Determining if Estrogen is Protective Against Degenerative Changes in Blood Vessel Walls
Aydin Arici, M.D.,Professor of Obstetrics and Gynecology
Coronary artery disease (CAD) is a major contributor to making cardiovascular disease the leading cause of death among women. The decline of estrogen in women is associated with increased CAD, yet the underlying mechanisms through which estrogen may be a protective factor against CAD is unknown. Dr. Arici’s study examined whether estrogen has a protective effect against degenerative changes in blood vessel walls by inhibiting a protein that recruits damage to artery walls.
Highlighted Study Findings
One way in which estrogen seems to have a protective effect against degenerative changes in blood vessel walls is by inhibiting a protein that recruits damage to the walls of arteries.
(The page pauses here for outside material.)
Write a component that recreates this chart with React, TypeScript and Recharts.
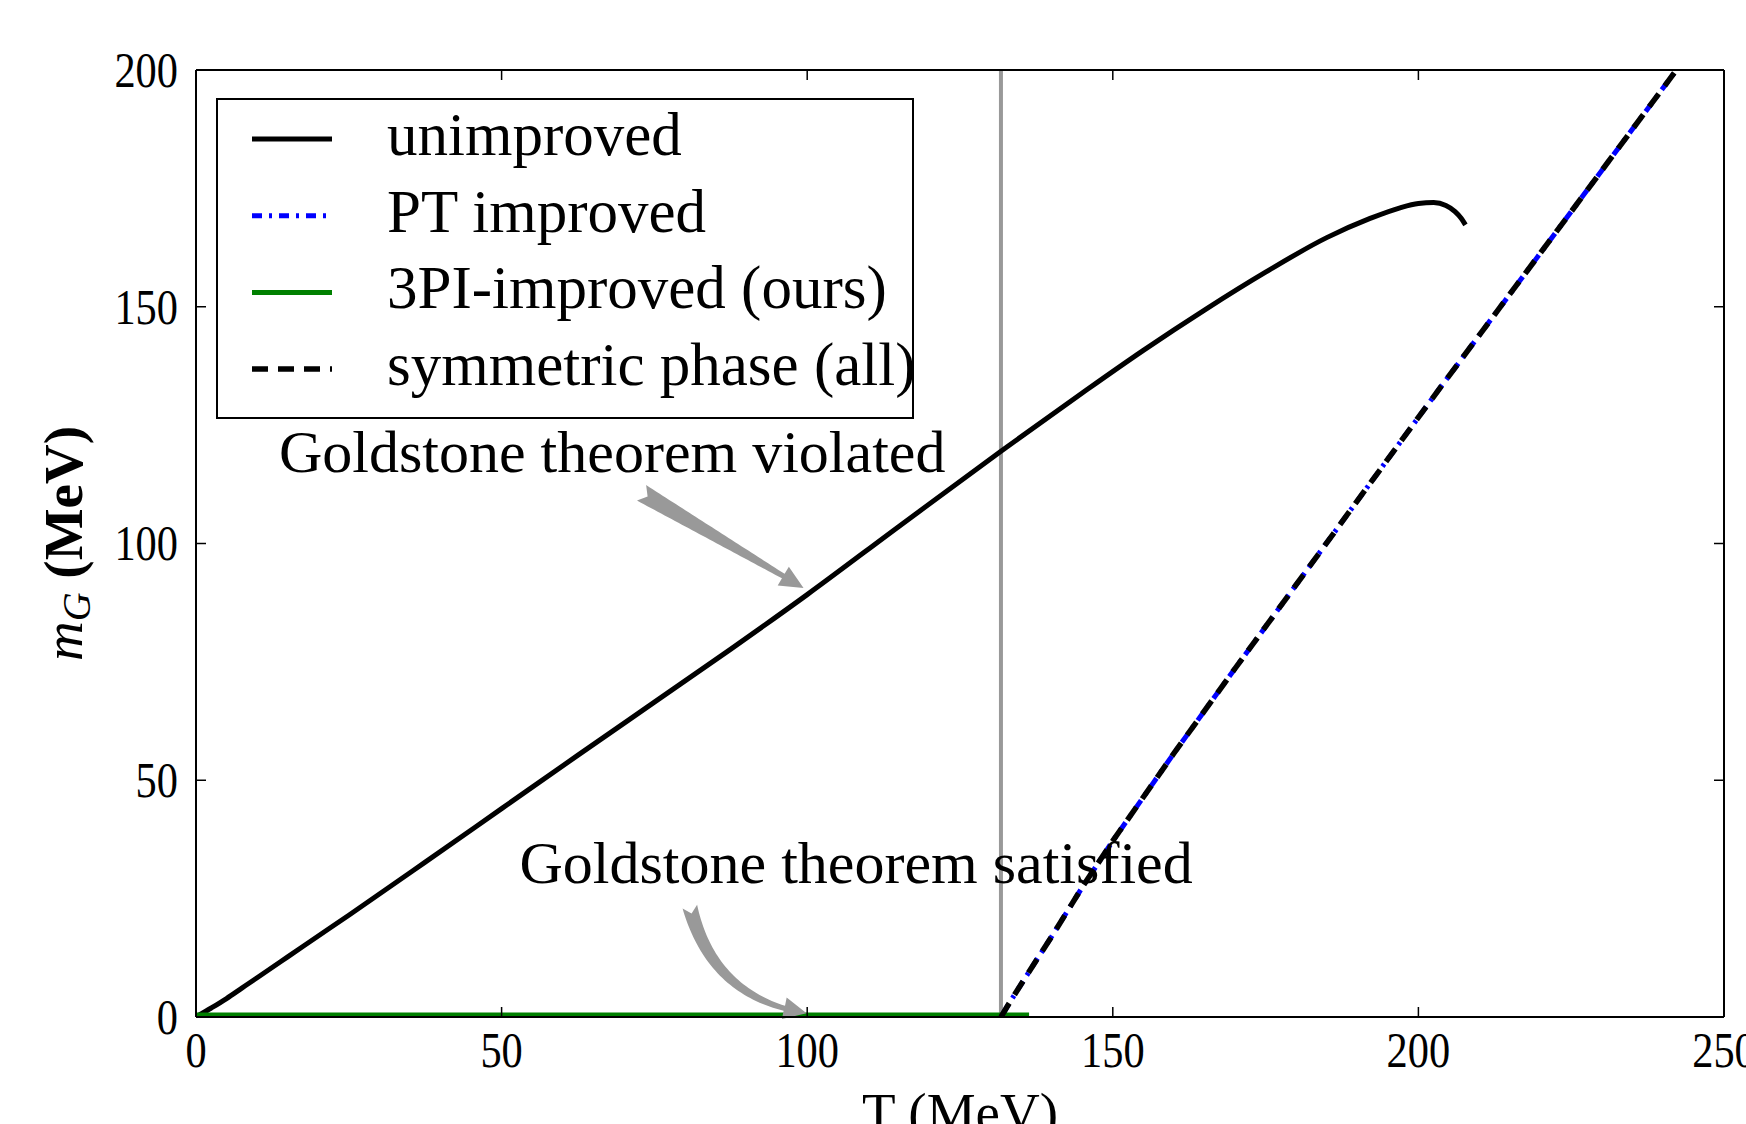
import React from "react";
import {
  LineChart,
  Line,
  XAxis,
  YAxis,
  ReferenceLine,
  ReferenceDot,
  Legend,
} from "recharts";

const FONT = '"Liberation Serif", "DejaVu Serif", serif';

// axis ticks
const xTicks = [0, 50, 100, 150, 200, 250];
const yTicks = [0, 50, 100, 150, 200];

// unimproved (broken phase, Goldstone theorem violated)
const unimprovedT = [
  0, 2.5, 5, 7.5, 10, 15, 20, 25, 37.5, 50, 62.5, 75, 87.5, 100, 115, 131.7,
  145, 155, 165, 175, 185, 192, 197, 200, 202.5, 204.5, 206, 207, 207.7,
];
const unimprovedM = [
  0, 1.9, 3.9, 6.1, 8.3, 12.7, 17.1, 21.5, 32.7, 44, 55.3, 66.5, 77.7, 89.2,
  103.6, 119.5, 131.8, 140.8, 149.3, 157.3, 164.6, 168.6, 170.9, 171.8, 172,
  171.4, 170.1, 168.7, 167.3,
];

// PT improved
const ptT = [
  0, 131.7, 133, 135, 137.5, 140, 142.5, 145, 150, 156.6, 160, 170, 178.2, 190,
  203.1, 220, 242.1, 243,
];
const ptM = [
  0, 0, 2.8, 6.9, 12, 17, 22.2, 27.4, 37.2, 49.4, 55.7, 73.6, 88.1, 109, 132.1,
  161.4, 199.8, 201.4,
];

// 3PI-improved (ours)
const threePiT = [0, 136.3];
const threePiM = [0.4, 0.4];

// symmetric phase (all)
const symT = [
  131.7, 133, 135, 137.5, 140, 142.5, 145, 150, 156.6, 160, 170, 178.2, 190,
  203.1, 220, 242.1, 243,
];
const symM = [
  0, 2.8, 6.9, 12, 17, 22.2, 27.4, 37.2, 49.4, 55.7, 73.6, 88.1, 109, 132.1,
  161.4, 199.8, 201.4,
];

const criticalT = 131.7;

const legendLabels = [
  "unimproved",
  "PT improved",
  "3PI-improved (ours)",
  "symmetric phase (all)",
];
const violatedText = "Goldstone theorem violated";
const satisfiedText = "Goldstone theorem satisfied";

const toRows = (ts: number[], ms: number[]) =>
  ts.map((T, i) => ({ T, m: ms[i] }));

const unimprovedData = toRows(unimprovedT, unimprovedM);
const ptData = toRows(ptT, ptM);
const threePiData = toRows(threePiT, threePiM);
const symData = toRows(symT, symM);

const seriesStyle = [
  { stroke: "#000000", width: 5, dash: undefined as string | undefined },
  { stroke: "#0000ff", width: 5, dash: "10 7 3 7" },
  { stroke: "#008000", width: 5, dash: undefined },
  { stroke: "#000000", width: 5.5, dash: "16 10" },
];

// gray "fancy" arrow drawn along a quadratic curve between the segment ends
const fancyArrow = (bend: number, tailW: number) => (props: any) => {
  const { x1, y1, x2, y2 } = props;
  if (![x1, y1, x2, y2].every((v) => Number.isFinite(v))) return <g />;
  const cx = (x1 + x2) / 2 - bend * (y2 - y1);
  const cy = (y1 + y2) / 2 + bend * (x2 - x1);
  const N = 48;
  const pts: { x: number; y: number; tx: number; ty: number; s: number }[] = [];
  let s = 0;
  for (let i = 0; i <= N; i++) {
    const t = i / N;
    const x = (1 - t) * (1 - t) * x1 + 2 * (1 - t) * t * cx + t * t * x2;
    const y = (1 - t) * (1 - t) * y1 + 2 * (1 - t) * t * cy + t * t * y2;
    const tx = 2 * (1 - t) * (cx - x1) + 2 * t * (x2 - cx);
    const ty = 2 * (1 - t) * (cy - y1) + 2 * t * (y2 - cy);
    if (i > 0) s += Math.hypot(x - pts[i - 1].x, y - pts[i - 1].y);
    pts.push({ x, y, tx, ty, s });
  }
  const L = s;
  const headLen = 21;
  const headW = 22;
  const neckW = 5;
  const bodyEnd = L - headLen;
  const body = pts.filter((p) => p.s <= bodyEnd);
  const left: string[] = [];
  const right: string[] = [];
  body.forEach((p) => {
    const len = Math.hypot(p.tx, p.ty) || 1;
    const nx = -p.ty / len;
    const ny = p.tx / len;
    const w = (tailW + (neckW - tailW) * (p.s / bodyEnd)) / 2;
    left.push(`${p.x + nx * w},${p.y + ny * w}`);
    right.unshift(`${p.x - nx * w},${p.y - ny * w}`);
  });
  const base = body[body.length - 1];
  const dx = x2 - base.x;
  const dy = y2 - base.y;
  const dl = Math.hypot(dx, dy) || 1;
  const hx = -dy / dl;
  const hy = dx / dl;
  const first = pts[0];
  const fl = Math.hypot(first.tx, first.ty) || 1;
  const notch = `${first.x + (first.tx / fl) * 7},${first.y + (first.ty / fl) * 7}`;
  const d =
    `M${left.join(" L")} ` +
    `L${base.x + (hx * headW) / 2},${base.y + (hy * headW) / 2} ` +
    `L${x2},${y2} ` +
    `L${base.x - (hx * headW) / 2},${base.y - (hy * headW) / 2} ` +
    `L${right.join(" L")} L${notch} Z`;
  return <path d={d} fill="#999999" stroke="none" />;
};

const annotationLabel = (text: string) => (props: any) => {
  const vb = props.viewBox || {};
  const x = (vb.x || 0) + (vb.width || 0) / 2;
  const y = (vb.y || 0) + (vb.height || 0) / 2;
  return (
    <text
      x={x}
      y={y}
      dy="0.355em"
      textAnchor="middle"
      fontFamily={FONT}
      fontSize={60}
      fill="#000"
    >
      {text}
    </text>
  );
};

const renderXTick = (props: any) => {
  const { x, y, payload } = props;
  const s = String(payload.value);
  return (
    <text
      x={x}
      y={y}
      dy="0.71em"
      textAnchor="middle"
      fontFamily={FONT}
      fontSize={51}
      fill="#000"
      textLength={s.length * 21.2}
      lengthAdjust="spacingAndGlyphs"
    >
      {s}
    </text>
  );
};

const renderYTick = (props: any) => {
  const { x, y, payload } = props;
  const s = String(payload.value);
  return (
    <text
      x={x}
      y={y}
      dy="0.33em"
      textAnchor="end"
      fontFamily={FONT}
      fontSize={51}
      fill="#000"
      textLength={s.length * 21.2}
      lengthAdjust="spacingAndGlyphs"
    >
      {s}
    </text>
  );
};

const blankTick = () => <g />;

const renderXLabel = (props: any) => {
  const vb = props.viewBox;
  return (
    <text
      x={vb.x + vb.width / 2}
      y={vb.y + 114}
      textAnchor="middle"
      fontFamily={FONT}
      fontSize={55}
      fill="#000"
    >
      T (MeV)
    </text>
  );
};

const renderYLabel = (props: any) => {
  const vb = props.viewBox;
  const cx = vb.x + 62;
  const cy = vb.y + vb.height / 2;
  return (
    <text
      x={cx}
      y={cy}
      transform={`rotate(-90 ${cx} ${cy})`}
      textAnchor="middle"
      fontFamily={FONT}
      fontSize={55}
      fill="#000"
    >
      <tspan fontStyle="italic">m</tspan>
      <tspan fontStyle="italic" fontSize={40} dy={8}>
        G
      </tspan>
      <tspan dy={-8} fontWeight="bold">
        {" (MeV)"}
      </tspan>
    </text>
  );
};

const renderLegend = () => (
  <svg width={698} height={321} style={{ display: "block", overflow: "visible" }}>
    <rect x={1} y={1} width={696} height={319} fill="#fff" stroke="#000" strokeWidth={2} />
    {legendLabels.map((label, i) => {
      const cy = 41 + i * 76.7;
      const st = seriesStyle[i];
      return (
        <g key={label}>
          <line
            x1={36}
            x2={116}
            y1={cy}
            y2={cy}
            stroke={st.stroke}
            strokeWidth={st.width}
            strokeDasharray={st.dash}
          />
          <text x={171} y={cy + 16} fontFamily={FONT} fontSize={61} fill="#000">
            {label}
          </text>
        </g>
      );
    })}
  </svg>
);

function App() {
  return (
    <div style={{ position: "absolute", left: 0, top: 0, background: "#fff" }}>
      <LineChart
        width={1746}
        height={1124}
        margin={{ top: 69, right: 21, bottom: 27, left: 20 }}
      >
        <XAxis
          dataKey="T"
          type="number"
          domain={[0, 250]}
          ticks={xTicks}
          interval={0}
          allowDataOverflow
          height={80}
          tickSize={-10}
          tickMargin={24}
          tick={renderXTick}
          axisLine={{ stroke: "#000", strokeWidth: 2 }}
          tickLine={{ stroke: "#000", strokeWidth: 1.5 }}
          label={renderXLabel}
        />
        <XAxis
          xAxisId="top"
          orientation="top"
          dataKey="T"
          type="number"
          domain={[0, 250]}
          ticks={xTicks}
          interval={0}
          allowDataOverflow
          height={1}
          tickSize={-10}
          tick={blankTick}
          axisLine={{ stroke: "#000", strokeWidth: 2 }}
          tickLine={{ stroke: "#000", strokeWidth: 1.5 }}
        />
        <YAxis
          type="number"
          domain={[0, 200]}
          ticks={yTicks}
          interval={0}
          allowDataOverflow
          width={176}
          tickSize={-10}
          tickMargin={28}
          tick={renderYTick}
          axisLine={{ stroke: "#000", strokeWidth: 2 }}
          tickLine={{ stroke: "#000", strokeWidth: 1.5 }}
          label={renderYLabel}
        />
        <YAxis
          yAxisId="right"
          orientation="right"
          type="number"
          domain={[0, 200]}
          ticks={yTicks}
          interval={0}
          allowDataOverflow
          width={1}
          tickSize={-10}
          tick={blankTick}
          axisLine={{ stroke: "#000", strokeWidth: 2 }}
          tickLine={{ stroke: "#000", strokeWidth: 1.5 }}
        />

        <ReferenceLine x={criticalT} stroke="#999999" strokeWidth={4} />

        <Line
          data={unimprovedData}
          dataKey="m"
          name={legendLabels[0]}
          type="monotone"
          stroke={seriesStyle[0].stroke}
          strokeWidth={seriesStyle[0].width}
          dot={false}
          activeDot={false}
          isAnimationActive={false}
        />
        <Line
          data={ptData}
          dataKey="m"
          name={legendLabels[1]}
          type="linear"
          stroke={seriesStyle[1].stroke}
          strokeWidth={seriesStyle[1].width}
          strokeDasharray={seriesStyle[1].dash}
          dot={false}
          activeDot={false}
          isAnimationActive={false}
        />
        <Line
          data={threePiData}
          dataKey="m"
          name={legendLabels[2]}
          type="linear"
          stroke={seriesStyle[2].stroke}
          strokeWidth={seriesStyle[2].width}
          dot={false}
          activeDot={false}
          isAnimationActive={false}
        />
        <Line
          data={symData}
          dataKey="m"
          name={legendLabels[3]}
          type="linear"
          stroke={seriesStyle[3].stroke}
          strokeWidth={seriesStyle[3].width}
          strokeDasharray={seriesStyle[3].dash}
          dot={false}
          activeDot={false}
          isAnimationActive={false}
        />

        <ReferenceLine
          segment={[
            { x: 72.9, y: 110.7 },
            { x: 99.4, y: 90.6 },
          ]}
          shape={fancyArrow(0, 18)}
        />
        <ReferenceLine
          segment={[
            { x: 80.8, y: 23.3 },
            { x: 99.9, y: 0.8 },
          ]}
          shape={fancyArrow(0.33, 15)}
        />
        <ReferenceDot
          x={68.1}
          y={119.7}
          r={0}
          fill="none"
          stroke="none"
          label={annotationLabel(violatedText)}
        />
        <ReferenceDot
          x={108}
          y={32.8}
          r={0}
          fill="none"
          stroke="none"
          label={annotationLabel(satisfiedText)}
        />

        <Legend
          layout="vertical"
          align="center"
          verticalAlign="middle"
          wrapperStyle={{ left: 216, top: 98, width: 698, height: 321 }}
          content={renderLegend}
        />
      </LineChart>
    </div>
  );
}

export default App;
Among the earliest recognizable events in atherosclerosis (hardening of the arteries) are a build-up of plaque in the arterial wall and an increased influx of macrophages (which initially serve a disease-fighting positive role). Recent data indicate that a specific protein, known as monocyte chemotactic protein-1 (MCP-1), may act to recruit macrophages to the artery wall in numbers that begin to play an adverse role. Dr. Arici studied the impact of estrogen on MCP-1 using a mouse model. The results of this study suggest that one way in which estrogen seems to have a protective effect against degenerative changes in blood vessel walls is by inhibiting MCP-1. This finding provides specific insights into the mechanisms of estrogen’s action. Better understanding of the selective molecular mechanisms of estrogen’s action is necessary for the development of improved estrogenic substances which preferentially affect certain tissues, such as heart, rather than others, such as breast. These new agents are necessary provide more targeted interventions for women and thus provide a major benefit to their health.